10 October 2005

Since the house is on fire, let us warm ourselves.


A few thoughts on a book my friend J. got me for my birthday. It is called “Status Anxiety” and is by Alain de Botton, a great philosopher from England who wrote one of my favorite books “The Art of Travel”.

There are 5 main causes for status anxiety, and they are: lovelessness, expectation, meritocracy, snobbery and dependence. The 5 solutions that he proposes for status anxiety are: philosophy, art, politics, religion and bohemia.

Our sense of identity is held captive by the judgments of those we live among.

The price we have paid for expecting to be so much more than our ancestors is a perpetual anxiety that we are far from being all we might be.

What is art good for?

Wealth has become the conventional basis of esteem.

The ruling ideas of every age are always the ideas of the ruling class.
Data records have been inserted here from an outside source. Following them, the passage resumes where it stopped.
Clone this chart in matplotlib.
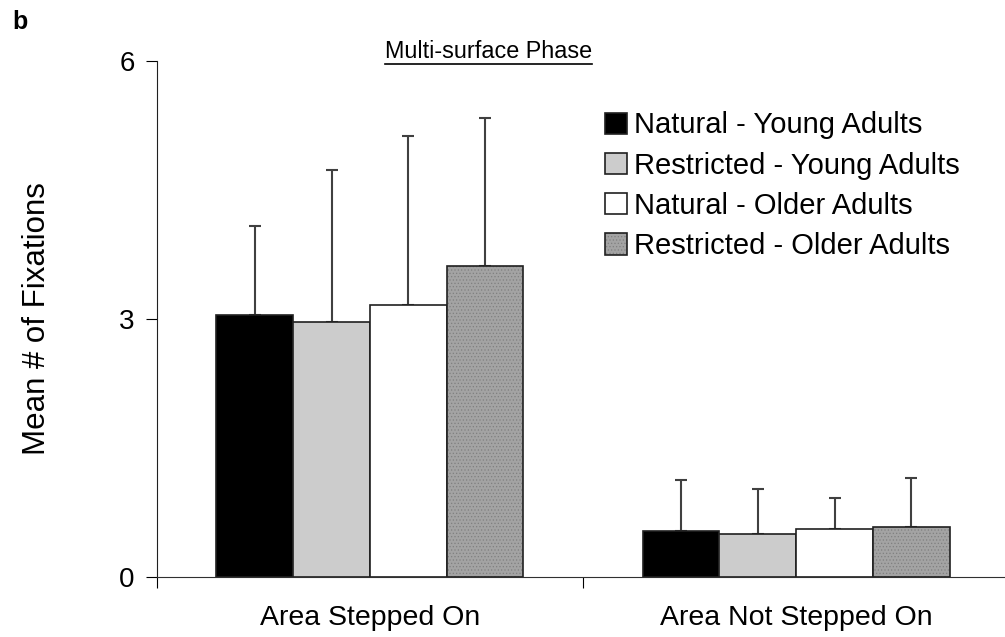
import numpy as np
import matplotlib
matplotlib.use('Agg')
from matplotlib import pyplot as plt
from matplotlib.lines import Line2D

plt.rcParams['font.family'] = ['Liberation Sans', 'DejaVu Sans']
plt.rcParams['hatch.linewidth'] = 0.5

categories = ['Area Stepped On', 'Area Not Stepped On']
series = ['Natural - Young Adults', 'Restricted - Young Adults',
          'Natural - Older Adults', 'Restricted - Older Adults']
means = [[3.05, 0.53],
         [2.97, 0.50],
         [3.16, 0.56],
         [3.62, 0.58]]
sd = [[1.03, 0.60],
      [1.76, 0.52],
      [1.97, 0.36],
      [1.72, 0.57]]
yticks = [0, 3, 6]

faces = ['black', '#cccccc', 'white', '#a3a3a3']
hatches = [None, None, None, '.....']

fig = plt.figure(figsize=(10.05, 6.37), dpi=100)
ax = fig.add_axes([0.156, 0.0942, 0.844, 0.810])

centers = np.array([0.5, 1.5])
width = 0.18
for i in range(len(series)):
    x = centers + (i - 1.5) * width
    bars = ax.bar(x, means[i], width, color=faces[i], edgecolor='#202020',
                  linewidth=1.2, hatch=hatches[i], label=series[i], zorder=2)
    if hatches[i]:
        for b in bars:
            b._hatch_color = (0.5, 0.5, 0.5, 1.0)
    ax.errorbar(x, means[i], yerr=[np.zeros(2), sd[i]], fmt='none',
                ecolor='#404040', elinewidth=1.5, capsize=4, capthick=1.5,
                zorder=1)

ax.set_xlim(0, 1.99)
ax.set_ylim(0, 6)
ax.set_yticks(yticks)
ax.tick_params(axis='y', labelsize=20, length=8, direction='out', pad=8)
ax.set_xticks([0, 1])
ax.set_xticklabels(['', ''])
ax.tick_params(axis='x', length=8, direction='out')
ax.set_xticks(centers, minor=True)
ax.set_xticklabels(categories, minor=True, fontsize=20.5)
ax.tick_params(axis='x', which='minor', length=0, pad=20)
for s in ['top', 'right']:
    ax.spines[s].set_visible(False)
ax.spines['left'].set_color('#202020')
ax.spines['bottom'].set_color('#303030')
ax.set_ylabel('Mean # of Fixations', fontsize=22.5)
ax.yaxis.set_label_coords(-0.124, 0.5)

leg = ax.legend(loc='upper left', bbox_to_anchor=(0.515, 0.925), frameon=False,
                fontsize=21, handlelength=0.75, handleheight=0.75,
                handletextpad=0.25, labelspacing=0.42, borderaxespad=0)

fig.text(0.012, 0.965, 'b', fontsize=18, fontweight='bold', va='center')
t = fig.text(0.4865, 1 - 58 / 637, 'Multi-surface Phase', fontsize=16.8,
             ha='center', va='baseline')
fig.canvas.draw()
bb = t.get_window_extent().transformed(fig.transFigure.inverted())
fig.add_artist(Line2D([bb.x0, bb.x1], [1 - 64 / 637] * 2, color='black',
                      linewidth=1.2, transform=fig.transFigure))

fig.savefig('out.png', dpi=100)
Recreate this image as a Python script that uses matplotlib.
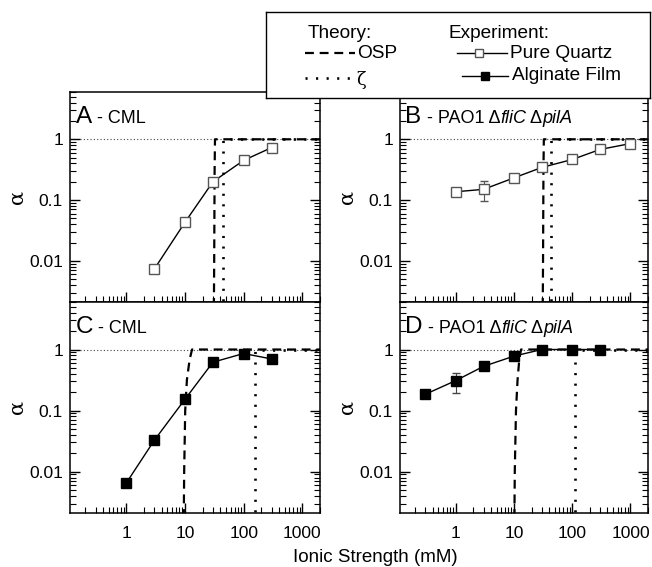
import numpy as np
import matplotlib
matplotlib.use("Agg")
import matplotlib.pyplot as plt
from matplotlib.lines import Line2D
from matplotlib.ticker import NullFormatter, FixedLocator
from matplotlib.offsetbox import TextArea, HPacker, AnchoredOffsetbox

plt.rcParams['font.family'] = ['Liberation Sans', 'DejaVu Sans']

# ============================================
# Data
# ============================================

# Experiment: pure quartz (open squares)
quartz_A_x = [3, 10, 30, 100, 300]
quartz_A_y = [0.0073, 0.043, 0.20, 0.45, 0.73]

quartz_B_x = [1, 3, 10, 30, 100, 300, 1000]
quartz_B_y = [0.137, 0.15, 0.232, 0.344, 0.465, 0.68, 0.85]
quartz_B_lo = [0, 0.054, 0, 0, 0, 0.05, 0]
quartz_B_hi = [0, 0.055, 0, 0, 0, 0.05, 0]

# Experiment: alginate film (filled squares)
alg_C_x = [1, 3, 10, 30, 100, 300]
alg_C_y = [0.0065, 0.0325, 0.153, 0.62, 0.86, 0.70]

alg_D_x = [0.3, 1, 3, 10, 30, 100, 300]
alg_D_y = [0.185, 0.31, 0.53, 0.78, 1.0, 1.0, 1.0]
alg_D_lo = [0, 0.113, 0, 0, 0, 0, 0]
alg_D_hi = [0, 0.11, 0, 0, 0, 0, 0]

# Theory: OSP (dashed) and zeta (dotted)
osp_A_x = [31, 31.5, 32, 32.5, 2000]
osp_A_y = [1e-3, 0.01, 0.3, 1, 1]
zeta_A_x = [44, 44, 2000]
zeta_A_y = [1e-3, 1, 1]

osp_B_x = [31, 31.5, 32, 32.5, 2000]
osp_B_y = [1e-3, 0.01, 0.3, 1, 1]
zeta_B_x = [43, 43, 2000]
zeta_B_y = [1e-3, 1, 1]

osp_C_x = [9.5, 9.7, 10.1, 10.8, 12, 13.2, 2000]
osp_C_y = [1e-3, 0.01, 0.1, 0.32, 0.68, 1, 1]
zeta_C_x = [158, 158, 2000]
zeta_C_y = [1e-3, 1, 1]

osp_D_x = [10.1, 10.3, 10.8, 11.5, 12.3, 13.2, 2000]
osp_D_y = [1e-3, 0.01, 0.1, 0.32, 0.68, 1, 1]
zeta_D_x = [112, 112, 2000]
zeta_D_y = [1e-3, 1, 1]

# ============================================
# Layout
# ============================================

W, H = 652, 567
fig = plt.figure(figsize=(W / 100, H / 100), dpi=100)


def px_axes(x0, y0, x1, y1):
    return fig.add_axes([x0 / W, 1 - y1 / H, (x1 - x0) / W, (y1 - y0) / H])


axA = px_axes(70, 92, 320, 302)
axB = px_axes(400, 92, 648, 302)
axC = px_axes(70, 302, 320, 513)
axD = px_axes(400, 302, 648, 513)

dash_style = (0, (4, 2.6))
dot_style = (0, (0.8, 3.2))

# minor tick positions: 2..9 within each decade
minor_x = [m * 10.0 ** e for e in range(-1, 4) for m in range(2, 10)]
minor_y = [m * 10.0 ** e for e in range(-3, 1) for m in range(2, 10)]


def style_axes(ax, bottom_labels):
    ax.set_xscale('log')
    ax.set_yscale('log')
    ax.set_xlim(0.11, 2000)
    ax.set_ylim(0.0021, 6)
    ax.set_yticks([0.01, 0.1, 1])
    ax.set_yticklabels(['0.01', '0.1', '1'])
    ax.set_xticks([1, 10, 100, 1000])
    if bottom_labels:
        ax.set_xticklabels(['1', '10', '100', '1000'])
    else:
        ax.set_xticklabels([])
    ax.xaxis.set_minor_locator(FixedLocator(minor_x))
    ax.yaxis.set_minor_locator(FixedLocator(minor_y))
    ax.xaxis.set_minor_formatter(NullFormatter())
    ax.yaxis.set_minor_formatter(NullFormatter())
    ax.tick_params(which='both', direction='in', top=False, right=True,
                   labelsize=12.6, color='black')
    ax.tick_params(which='major', length=7, width=1.0, pad=5)
    ax.tick_params(which='minor', length=4, width=0.8)
    ax.tick_params(axis='x', which='major', pad=9)
    for s in ax.spines.values():
        s.set_linewidth(1.1)
    ax.set_ylabel('α', family='DejaVu Serif', fontsize=15, labelpad=2)
    ax.axhline(1, color='#444444', lw=0.8, ls=(0, (1, 2)), zorder=1)


def draw_theory(ax, ox, oy, zx, zy):
    ax.plot(ox, oy, color='black', lw=1.6, ls=dash_style, zorder=2)
    ax.plot(zx, zy, color='black', lw=1.9, ls=dot_style, zorder=2)


def panel_title(ax, letter, rest):
    parts = [TextArea(letter, textprops=dict(size=17.5))]
    for txt, ital in rest:
        parts.append(TextArea(txt, textprops=dict(size=13,
                                                   style='italic' if ital else 'normal')))
    box = HPacker(children=parts, align='baseline', pad=0, sep=0)
    anc = AnchoredOffsetbox(loc='upper left', child=box, frameon=False,
                            bbox_to_anchor=(0.022, 0.935),
                            bbox_transform=ax.transAxes, borderpad=0, pad=0)
    ax.add_artist(anc)


for ax, bl in [(axA, False), (axB, False), (axC, True), (axD, True)]:
    style_axes(ax, bl)

# A
draw_theory(axA, osp_A_x, osp_A_y, zeta_A_x, zeta_A_y)
axA.plot(quartz_A_x, quartz_A_y, color='black', lw=1.0, marker='s', ms=7,
         mfc='white', mec='#555555', mew=1.0, zorder=3)

# B
draw_theory(axB, osp_B_x, osp_B_y, zeta_B_x, zeta_B_y)
axB.errorbar(quartz_B_x, quartz_B_y, yerr=[quartz_B_lo, quartz_B_hi], color='black',
             lw=1.0, marker='s', ms=7, mfc='white', mec='#555555', mew=1.0,
             ecolor='#555555', elinewidth=0.8, capsize=3, zorder=3)

# C
draw_theory(axC, osp_C_x, osp_C_y, zeta_C_x, zeta_C_y)
axC.plot(alg_C_x, alg_C_y, color='black', lw=1.0, marker='s', ms=7,
         mfc='black', mec='black', zorder=3)

# D
draw_theory(axD, osp_D_x, osp_D_y, zeta_D_x, zeta_D_y)
axD.errorbar(alg_D_x, alg_D_y, yerr=[alg_D_lo, alg_D_hi], color='black',
             lw=1.0, marker='s', ms=7, mfc='black', mec='black',
             ecolor='#444444', elinewidth=0.8, capsize=3, zorder=3)

panel_title(axA, 'A', [(' - CML', False)])
panel_title(axC, 'C', [(' - CML', False)])
panel_title(axB, 'B', [(' - PAO1 Δ', False), ('fliC', True), (' Δ', False), ('pilA', True)])
panel_title(axD, 'D', [(' - PAO1 Δ', False), ('fliC', True), (' Δ', False), ('pilA', True)])

fig.text(375 / W, 1 - 558 / H, 'Ionic Strength (mM)', ha='center', va='center', fontsize=13.5)

# ============================================
# Legend box
# ============================================

leg = px_axes(266, 12, 650, 98)
leg.set_xlim(266, 650)
leg.set_ylim(98, 12)
leg.set_xticks([])
leg.set_yticks([])
for s in leg.spines.values():
    s.set_linewidth(1.0)
leg.set_zorder(10)
leg.patch.set_facecolor('white')

fs = 13.7
leg.text(308, 33, 'Theory:', fontsize=fs, va='center')
leg.add_line(Line2D([305, 355], [53, 53], color='black', lw=1.6, ls=dash_style))
leg.text(357, 53, 'OSP', fontsize=fs, va='center')
leg.add_line(Line2D([305, 353], [78, 78], color='black', lw=1.9, ls=dot_style))
leg.text(356, 80, 'ζ', fontsize=fs - 1, va='center', family='DejaVu Serif')

leg.text(449, 33, 'Experiment:', fontsize=fs, va='center')
leg.add_line(Line2D([457, 507], [53, 53], color='black', lw=1.0))
leg.add_line(Line2D([479], [53], marker='s', ms=6, mfc='white', mec='#555555', mew=1.0, ls='none'))
leg.text(510, 53, 'Pure Quartz', fontsize=fs, va='center')
leg.add_line(Line2D([462, 508], [76, 76], color='black', lw=1.0))
leg.add_line(Line2D([485], [76], marker='s', ms=6, mfc='black', mec='black', ls='none'))
leg.text(512, 76, 'Alginate Film', fontsize=fs, va='center')

fig.savefig('out.png', dpi=100)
Such destitution was, for a bohemian, vastly to be preferred to the horror of wasting his life on a job he despised. charles Baudelaire declared that all occupation were soul-destroying, save for writing poetry and –even less plausibly—being a warrior. When Marcel Duchamp visited New York in 1915, he described Greenwich Village as a “true bohemia” because the place was, he said “full of people doing nothing”.

A mature solution to status anxiety may be said to begin with the recognition that status is available from, and awarded by, a variety of different audiences—industrialists, bohemians, families, philosophers—and that our choice among them may be free and willed.